Teen Patti strategy — what works, what doesn’t
1. Starting hands are the first truth, not the last
Teen Patti rewards discipline faster than flair. A premium hand can still lose, but weak starting cards rarely become miracles over a long session. The players who stay ahead usually make the same quiet choice: they enter fewer pots, then press harder when their hand quality justifies it. That rhythm beats random aggression.
Strong starting positions are simple to respect: trail hands, pure sequences, and high pairs carry real weight. Weak mixed cards, especially low unconnected ranks, ask for trouble when the table gets lively. The hard part is not spotting strength; it is folding decent-looking hands that are still too thin for a serious raise.

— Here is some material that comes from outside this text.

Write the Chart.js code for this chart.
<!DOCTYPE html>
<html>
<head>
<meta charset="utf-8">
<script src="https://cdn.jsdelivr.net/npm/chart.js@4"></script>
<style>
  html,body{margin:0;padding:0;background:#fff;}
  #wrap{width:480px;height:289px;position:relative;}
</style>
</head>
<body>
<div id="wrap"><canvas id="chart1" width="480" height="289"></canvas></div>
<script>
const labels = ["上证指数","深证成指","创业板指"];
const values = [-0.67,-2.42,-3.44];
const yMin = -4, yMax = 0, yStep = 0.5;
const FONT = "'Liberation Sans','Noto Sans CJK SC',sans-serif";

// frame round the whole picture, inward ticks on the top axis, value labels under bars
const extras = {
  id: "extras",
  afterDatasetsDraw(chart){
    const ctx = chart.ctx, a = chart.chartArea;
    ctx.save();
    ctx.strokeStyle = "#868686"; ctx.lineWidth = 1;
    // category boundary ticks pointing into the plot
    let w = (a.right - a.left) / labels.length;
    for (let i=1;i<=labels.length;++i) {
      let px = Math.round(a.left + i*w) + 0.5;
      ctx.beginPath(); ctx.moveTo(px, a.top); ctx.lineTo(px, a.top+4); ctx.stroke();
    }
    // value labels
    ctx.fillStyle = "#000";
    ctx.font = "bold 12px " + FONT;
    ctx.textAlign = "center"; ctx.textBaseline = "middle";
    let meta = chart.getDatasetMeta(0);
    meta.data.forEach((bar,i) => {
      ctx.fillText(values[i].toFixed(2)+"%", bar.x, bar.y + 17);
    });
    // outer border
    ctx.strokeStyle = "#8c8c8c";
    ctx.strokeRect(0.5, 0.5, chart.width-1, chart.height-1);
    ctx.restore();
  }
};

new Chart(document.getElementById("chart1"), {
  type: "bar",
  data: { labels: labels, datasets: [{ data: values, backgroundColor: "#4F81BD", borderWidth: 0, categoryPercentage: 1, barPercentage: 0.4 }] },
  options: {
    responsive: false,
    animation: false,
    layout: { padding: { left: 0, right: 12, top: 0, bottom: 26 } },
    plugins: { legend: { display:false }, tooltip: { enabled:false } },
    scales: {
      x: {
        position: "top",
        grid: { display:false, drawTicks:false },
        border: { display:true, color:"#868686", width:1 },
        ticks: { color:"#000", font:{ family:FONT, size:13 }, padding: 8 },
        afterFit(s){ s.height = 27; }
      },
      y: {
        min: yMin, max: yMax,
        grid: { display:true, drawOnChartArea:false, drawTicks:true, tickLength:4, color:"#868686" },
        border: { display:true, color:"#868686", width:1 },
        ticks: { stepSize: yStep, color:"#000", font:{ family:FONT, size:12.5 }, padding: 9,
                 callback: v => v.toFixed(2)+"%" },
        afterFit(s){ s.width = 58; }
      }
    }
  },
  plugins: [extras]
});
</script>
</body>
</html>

- Play premium hands with intent.
- Fold marginal hands without apology.
- Value position when the table opens up.
Player safety monitor: a sudden jump in bet size, repeated ”one more round” thinking, and chasing losses after a bad beat are three behavioral signals worth noticing. No judgment, just a useful alarm. If the session starts pulling decisions away from your plan, close the tab and step away.

2. Betting pressure works only when the table is already nervous
Bluffing in Teen Patti has a real place, but the best bluffs are built on table texture, not ego. A player who fires into multiple callers with no read is donating chips. A player who applies pressure after showing tight habits can steal pots that no card combo would have won cleanly.
Think in terms of resistance. If the table is sticky, bluffs lose value fast. If the table has already shown caution, a well-timed raise can turn modest cards into a profitable line. The rule is plain: pressure works best when the other side is already unsure.
”I won more pots by making one disciplined raise after two cautious rounds than by bluffing every time I felt bold.”
For a broader look at bankroll control and game selection, the (complete analysis) offers a useful framework for reading risk before the first chip is pushed forward.
3. Side-show decisions should be treated like a test, not a ritual
Side-show requests create drama, but drama is not edge. The choice should depend on your hand quality, the opponent’s betting pattern, and how much information you still lack. Calling for a side-show with a medium hand against an aggressive player can save money; calling it out of curiosity can drain it.
- Use side-show pressure when your hand is credible and the opponent is overplaying weakness.
- Avoid side-show battles when the pot is small and your edge is unclear.
- Respect repeated refusal from cautious players; they are often protecting a real hand.
The best Teen Patti players do not treat side-show as a dare. They treat it as a measurement. That mindset keeps emotion out of decisions and makes the table feel smaller, less chaotic, and much easier to read.
4. Bankroll control decides how long your edge survives
Teen Patti can make a competent player feel brilliant for a short spell, then strip that feeling away in three hands. That is why bankroll control is part of strategy, not a separate finance lesson. A session stake should survive variance without forcing reckless recovery bets.
| Approach | What it does | Risk level |
|---|---|---|
| Fixed session stake | Limits damage from a bad run | Low |
| Raising after losses | Turns pressure into panic | High |
| Pre-set win stop | Locks in a good run before variance bites | Low |
Players who protect bankrolls tend to survive long enough for skill to matter. Players who chase a fast comeback often confuse urgency with strategy. The difference is visible on the table, and the bill arrives quickly.
For regulation context, the Malta Gaming Authority remains a useful reference point for licensed play and safer gambling standards.
5. Real edges come from reading habits, not chasing myths
Teen Patti myths are loud because they feel exciting. Hot streaks, ”due” cards, lucky seats, and magic timing all sound persuasive in the moment. Real edges are quieter. They show up in how often someone limps, how quickly they raise, and whether they protect a pair or overvalue it under pressure.
- Track betting rhythm instead of trusting superstition.
- Notice who folds to pressure and who pays off too often.
- Leave when your focus drops, because tired reading turns into lazy calling.
That last point matters more than most players admit. A sharp Teen Patti session is built from small, repeatable choices: enter less, raise better, bluff selectively, and stop when the pattern in your own play turns sloppy. The game stays energetic, but the winning approach stays calm.